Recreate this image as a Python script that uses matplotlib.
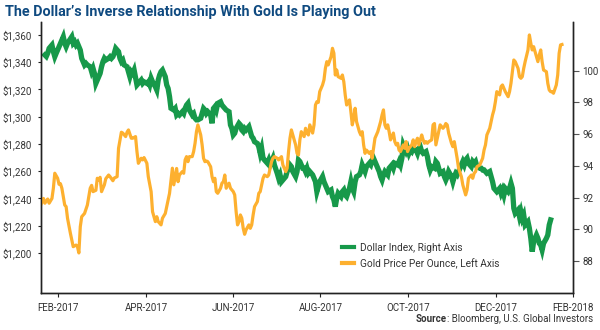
import matplotlib
matplotlib.use('Agg')
import matplotlib.pyplot as plt
from matplotlib.lines import Line2D

# time axis: day index along the chart (0 = left edge, ~Jan 19 2017)
gold_day = [
    0, 2, 3, 5, 6, 8, 9, 10, 12, 13,
    14, 15, 17, 18, 19, 21, 23, 25, 26, 27,
    28, 29, 31, 33, 35, 36, 37, 39, 40, 41,
    42, 43, 45, 46, 48, 49, 51, 52, 54, 55,
    57, 58, 60, 61, 62, 64, 65, 67, 68, 69,
    71, 72, 73, 75, 76, 78, 79, 81, 82, 83,
    85, 86, 88, 89, 91, 93, 94, 95, 96, 97,
    98, 100, 101, 102, 103, 104, 105, 107, 108, 109,
    110, 111, 113, 114, 115, 116, 117, 118, 120, 121,
    122, 123, 124, 125, 127, 128, 129, 130, 131, 132,
    133, 134, 136, 137, 138, 139, 140, 141, 142, 143,
    144, 145, 147, 148, 149, 150, 151, 153, 154, 155,
    156, 157, 158, 160, 161, 162, 163, 164, 165, 167,
    168, 169, 170, 171, 173, 174, 175, 176, 177, 178,
    180, 181, 182, 183, 184, 186, 187, 188, 189, 190,
    192, 193, 194, 195, 196, 197, 199, 200, 201, 202,
    203, 205, 206, 207, 208, 209, 210, 212, 213, 214,
    215, 216, 218, 219, 220, 221, 222, 223, 225, 226,
    227, 228, 229, 230, 232, 233, 234, 235, 236, 238,
    239, 240, 241, 242, 243, 244, 245, 246, 247, 249,
    250, 251, 252, 253, 254, 256, 257, 258, 259, 260,
    262, 263, 264, 265, 266, 267, 269, 270, 271, 272,
    273, 274, 276, 277, 278, 279, 280, 281, 282, 284,
    285, 286, 287, 288, 290, 291, 292, 293, 294, 295,
    297, 298, 299, 300, 301, 302, 304, 305, 306, 307,
    308, 310, 311, 312, 313, 314, 315, 317, 318, 319,
    320, 321, 322, 324, 325, 326, 327, 328, 330, 331,
    332, 333, 334, 335, 337, 338, 339, 340, 341, 342,
    344, 345, 346, 347, 348, 350, 351, 352, 353, 354,
    355, 357, 358, 359, 360, 361, 362, 364, 365, 366,
    367, 368,
]
gold_price = [
    1235, 1240, 1236.5, 1239.6, 1236.5, 1240, 1247.5, 1258.5, 1254.8, 1250.4,
    1250.8, 1247.5, 1235.2, 1234, 1225.4, 1214.5, 1204.6, 1205.8, 1204.6, 1200,
    1219.3, 1226.6, 1229, 1235.2, 1247.5, 1249.6, 1245, 1246, 1254.8, 1253.6,
    1255.5, 1245, 1250, 1254.5, 1257.2, 1256, 1253, 1255, 1256, 1276.8,
    1288.6, 1288, 1285.4, 1288.6, 1290.3, 1284.2, 1284.2, 1285.4, 1274.4, 1265.8,
    1269.5, 1268.3, 1270, 1265.8, 1256, 1245, 1230.3, 1223, 1226.6, 1223,
    1220.6, 1225.5, 1229, 1234, 1243.8, 1262.2, 1250, 1256, 1262, 1252.3,
    1257.2, 1259.7, 1258.5, 1268.3, 1270.7, 1267, 1270.7, 1270.7, 1274.4, 1280.5,
    1289, 1294, 1286.6, 1279.3, 1269.5, 1267, 1267.5, 1267, 1263.3, 1256,
    1252.3, 1254.8, 1245, 1243.8, 1247.5, 1251.2, 1252.3, 1257.2, 1247.5, 1250,
    1251.2, 1247.5, 1245, 1242.6, 1230.3, 1220.6, 1223, 1227.9, 1225.5, 1218.1,
    1213.7, 1216.9, 1220.6, 1218.1, 1220.6, 1227.9, 1234, 1237.7, 1243.8, 1245,
    1250, 1254.8, 1257.2, 1256, 1257.2, 1262.2, 1267, 1269.5, 1270.7, 1269.5,
    1268.3, 1269.5, 1270.7, 1264.6, 1259.7, 1262.2, 1274.4, 1284.2, 1290.3, 1286.6,
    1279.3, 1273.1, 1271.9, 1283, 1289, 1285.4, 1291.5, 1288, 1286.6, 1294,
    1288, 1294, 1308.6, 1311, 1310.5, 1318.4, 1323.3, 1327, 1335.5, 1340.4,
    1338, 1344, 1350.2, 1346.6, 1330.6, 1334.3, 1329.4, 1328.2, 1330.6, 1325.7,
    1316, 1308.6, 1312.3, 1303.7, 1294, 1298.9, 1306.2, 1296.4, 1289, 1286.6,
    1289, 1279.3, 1273.1, 1275.5, 1273.1, 1274.4, 1269.5, 1276.8, 1284.2, 1289,
    1292.7, 1296.4, 1301.3, 1305, 1294, 1291.5, 1294, 1289, 1283, 1288,
    1281.7, 1279.3, 1280.5, 1275.5, 1274.4, 1279.3, 1276.8, 1281.7, 1274.4, 1276.8,
    1279.3, 1283, 1278, 1281.7, 1284.2, 1279.3, 1286.6, 1283, 1280.5, 1281.7,
    1280.5, 1281.7, 1283, 1294, 1295, 1279.3, 1284.2, 1289, 1294, 1291.5,
    1292.7, 1295, 1294, 1288, 1280.5, 1278, 1281.7, 1275.5, 1269.5, 1262.2,
    1256, 1250, 1246.3, 1242.6, 1246.3, 1254.8, 1257.2, 1254.8, 1258.5, 1259.7,
    1263.3, 1264.6, 1267, 1269.5, 1275.5, 1279.3, 1286.6, 1291.5, 1296.4, 1301.3,
    1305, 1311, 1318.4, 1316, 1322.1, 1323.3, 1320.8, 1318.4, 1314.7, 1318.4,
    1324.5, 1333, 1341.6, 1340.4, 1335.5, 1329.4, 1328.2, 1329.4, 1335.5, 1340.4,
    1349, 1360, 1353.9, 1349, 1351.4, 1344, 1340.4, 1345.3, 1349, 1340.4,
    1334.3, 1333, 1324.5, 1319.6, 1318.4, 1318.4, 1317.2, 1323.3, 1330.6, 1346.6,
    1352.7, 1353,
]

dollar_day = [
    3, 4, 5, 6, 8, 9, 10, 11, 12, 13, 15,
    16, 17, 18, 19, 21, 22, 23, 24, 25, 26, 28,
    29, 30, 31, 32, 33, 35, 36, 37, 38, 39, 41,
    42, 43, 44, 45, 46, 48, 49, 50, 51, 52, 53,
    55, 56, 57, 58, 59, 61, 62, 63, 64, 65, 66,
    68, 69, 70, 71, 72, 73, 75, 76, 77, 78, 79,
    81, 82, 83, 84, 85, 86, 88, 89, 90, 91, 92,
    94, 95, 96, 97, 98, 100, 101, 102, 103, 104,
    105, 107, 108, 109, 110, 111, 113, 114, 115, 116,
    117, 118, 120, 121, 122, 123, 124, 125, 127, 128,
    129, 130, 131, 133, 134, 135, 136, 137, 138, 140,
    141, 142, 143, 144, 145, 147, 148, 149, 150, 151,
    153, 154, 155, 156, 157, 158, 160, 161, 162, 163,
    164, 165, 167, 168, 169, 170, 171, 173, 174, 175,
    176, 177, 178, 180, 181, 182, 183, 184, 185,
    186, 187, 188, 189, 190, 192, 193, 194, 195, 196,
    197, 199, 200, 201, 202, 203, 205, 206, 207, 208,
    209, 210, 212, 213, 214, 215, 216, 218, 219, 220,
    221, 222, 223, 225, 226, 227, 228, 229, 230, 232,
    233, 234, 235, 236, 238, 239, 240, 241, 242, 243,
    245, 246, 247, 248, 249, 250, 252, 253, 254, 255,
    256, 258, 259, 260, 261, 262, 263, 265, 266, 267,
    268, 269, 270, 272, 273, 274, 275, 276, 278, 279,
    280,
    281, 282, 284, 285, 286, 287, 288, 290, 291, 292,
    293, 294, 295, 297, 298, 299, 300, 301, 302, 304,
    305, 306, 307, 308, 310, 311, 312, 313, 314, 315,
    317, 318, 319, 320, 321, 322, 324, 325, 326, 327,
    328, 330, 331, 332, 333, 334, 335, 337, 338, 339,
    340, 341, 342, 344, 345, 346, 347, 348, 350, 351,
    352, 353, 354, 355, 357, 358, 359, 360,
]
dollar_index = [
    100.99, 100.9, 101.1, 101.41, 101.62, 101.2, 100.88, 101.1, 101.3, 101.51, 101.94,
    102.14, 101.73, 101.51, 101.73, 102.0, 102.14, 101.73, 101.83, 101.62, 101.73, 101.3,
    100.78, 100.57, 100.36, 100.46, 100.36, 100.25, 99.94, 100.15, 99.83, 99.2, 99.62,
    99.83, 100.25, 100.57, 100.78, 100.67, 100.78, 100.88, 100.78, 100.88, 101.1, 101.41,
    101.2, 100.78, 100.57, 100.67, 100.36, 100.25, 99.94, 99.62, 99.94, 99.83, 100.04,
    99.1, 99.2, 99.3, 99.41, 99.2, 99.3, 99.2, 99.3, 99.1, 99.52, 99.3,
    98.99, 98.78, 99.41, 99.73, 99.94, 100.04, 99.62, 99.1, 98.88, 98.36, 97.63,
    97.52, 97.62, 97.21, 97.3, 97.21, 97.41, 97.3, 97.62, 97.83, 97.94,
    97.52, 97.21, 97.3, 97.0, 96.9, 96.9, 97.0, 97.3, 97.62, 97.52,
    97.3, 97.41, 97.21, 96.68, 97.62, 97.73, 97.52, 97.94, 98.04, 97.83,
    97.73, 97.62, 97.52, 97.41, 96.58, 96.36, 95.95, 96.06, 96.36, 96.68,
    96.58, 96.26, 96.16, 96.36, 96.26, 96.47, 96.16, 95.85, 95.74, 95.52,
    95.41, 95.2, 94.79, 95.1, 94.48, 94.37, 94.17, 94.37, 94.06, 94.27,
    94.48, 94.06, 93.53, 93.22, 93.43, 93.0, 93.11, 93.32, 93.64, 93.85,
    94.06, 93.95, 93.64, 93.32, 93.64, 94.37, 94.27, 94.06, 93.85,
    93.85, 93.64, 93.85, 93.53, 93.64, 93.43, 93.22, 93.0, 92.37, 92.69,
    93.0, 93.32, 93.0, 92.79, 92.58, 92.37, 92.48, 92.06, 91.85, 91.43,
    91.95, 92.27, 92.06, 92.37, 92.48, 92.16, 92.06, 92.58, 93.0, 92.58,
    92.37, 93.0, 93.32, 93.43, 93.64, 94.06, 93.85, 93.64, 93.95, 94.16,
    94.06, 94.37, 94.48, 94.27, 93.85, 93.64, 93.32, 93.11, 93.43, 93.64,
    93.43, 93.85, 93.95, 94.06, 93.85, 94.16, 94.06, 94.27, 94.06, 94.48,
    95.32, 94.9, 95.1, 94.79, 95.0, 94.9, 95.1, 95.0, 94.79, 95.1,
    95.2, 94.9, 94.79, 94.9, 94.58, 94.06, 93.74, 93.95, 93.85, 94.27,
    94.16,
    93.85, 93.53, 93.64, 93.32, 93.11, 93.32, 93.64, 93.32, 93.0, 93.32,
    93.53, 93.43, 93.64, 94.06, 94.27, 94.06, 94.37, 94.48, 94.16, 93.95,
    94.27, 94.16, 94.27, 93.95, 93.85, 93.85, 93.74, 93.74, 93.64, 93.53,
    93.64, 93.32, 93.0, 92.58, 92.48, 92.37, 92.58, 92.27, 92.48, 92.16,
    92.58, 92.37, 92.58, 92.9, 92.58, 91.32, 91.01, 91.22, 90.8, 91.11,
    90.69, 90.9, 90.27, 90.48, 90.06, 89.43, 88.59, 89.22, 89.64, 89.43,
    89.11, 89.01, 88.69, 89.11, 89.43, 89.64, 90.27, 90.59,
]

tick_days = [12.6, 74.4, 136.0, 197.5, 259.6, 321.1, 375.7]
tick_labels = ['FEB-2017', 'APR-2017', 'JUN-2017', 'AUG-2017',
               'OCT-2017', 'DEC-2017', 'FEB-2018']
left_ticks = [1200, 1220, 1240, 1260, 1280, 1300, 1320, 1340, 1360]
right_ticks = [88, 90, 92, 94, 96, 98, 100]

GREEN = '#17994a'
GOLD = '#fdb02f'
TEXT = '#333333'


def main():
    '''Gold price (left axis) against the dollar index (right axis)'''

    assert len(gold_day) == len(gold_price)
    assert len(dollar_day) == len(dollar_index)

    plt.rcParams['font.family'] = ['Roboto', 'DejaVu Sans']

    fig = plt.figure(figsize=(6, 3.3), dpi=100)
    ax = fig.add_axes([0.0682, 0.1121, 0.8866, 0.8212])
    ax2 = ax.twinx()

    ax2.plot(dollar_day, dollar_index, color=GREEN, lw=3.8,
             solid_joinstyle='miter')
    ax.plot(gold_day, gold_price, color=GOLD, lw=2.3)

    # gold drawn above the dollar line
    ax.set_zorder(ax2.get_zorder() + 1)
    ax.patch.set_visible(False)

    ax.set_xlim(0.21, 375.7)
    ax.set_ylim(1170.6, 1369.5)
    ax2.set_ylim(85.98, 103.07)

    ax.set_xticks(tick_days)
    ax.set_xticklabels(tick_labels)
    ax.set_yticks(left_ticks)
    ax.set_yticklabels([f'${v:,}' for v in left_ticks])
    ax2.set_yticks(right_ticks)
    ax2.set_yticklabels([str(v) for v in right_ticks])

    for a in (ax, ax2):
        a.spines['top'].set_visible(False)
        for s in a.spines.values():
            s.set_color('#222222')
            s.set_linewidth(1.0)
    ax.tick_params(axis='x', direction='out', length=3, width=0.8,
                   colors='#222222', labelcolor=TEXT, labelsize=7, pad=4)
    ax.tick_params(axis='y', direction='out', length=2.5, width=0.8,
                   colors='#222222', labelcolor=TEXT, labelsize=7, pad=4)
    ax2.tick_params(axis='y', direction='out', length=4, width=0.8,
                    colors='#555555', labelcolor=TEXT, labelsize=7, pad=3)

    handles = [Line2D([], [], color=GREEN, lw=3),
               Line2D([], [], color=GOLD, lw=3)]
    ax.legend(handles, ['Dollar Index, Right Axis',
                        'Gold Price Per Ounce, Left Axis'],
              loc='upper left', bbox_to_anchor=(0.566, 0.186),
              frameon=False, fontsize=7.3, handlelength=1.2,
              handletextpad=0.6, labelspacing=0.55, borderpad=0,
              borderaxespad=0, labelcolor=TEXT)

    fig.text(0.008, 0.963,
             'The Dollar\u2019s Inverse Relationship With Gold Is Playing Out',
             fontsize=10.4, fontweight='bold', color='#0f4a80', va='center')

    src = fig.text(0.988, 0.032, ': Bloomberg, U.S. Global Investors',
                   fontsize=7, color=TEXT, ha='right', va='center')
    fig.canvas.draw()
    bb = src.get_window_extent()
    fig.text(bb.x0 / fig.bbox.width, 0.032, 'Source', fontsize=7,
             fontweight='bold', color=TEXT, ha='right', va='center')

    fig.savefig('out.png', dpi=100)
    return 0


if __name__ == '__main__':
    main()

## AIM OF THE TASK
Copy nothing but the lines from the top of the material through the line holding "from matplotlib.lines import Line2D", exactly as written; omit pictures.

## RESULT
Recreate this image as a Python script that uses matplotlib.
import matplotlib
matplotlib.use('Agg')
import matplotlib.pyplot as plt
from matplotlib.lines import Line2D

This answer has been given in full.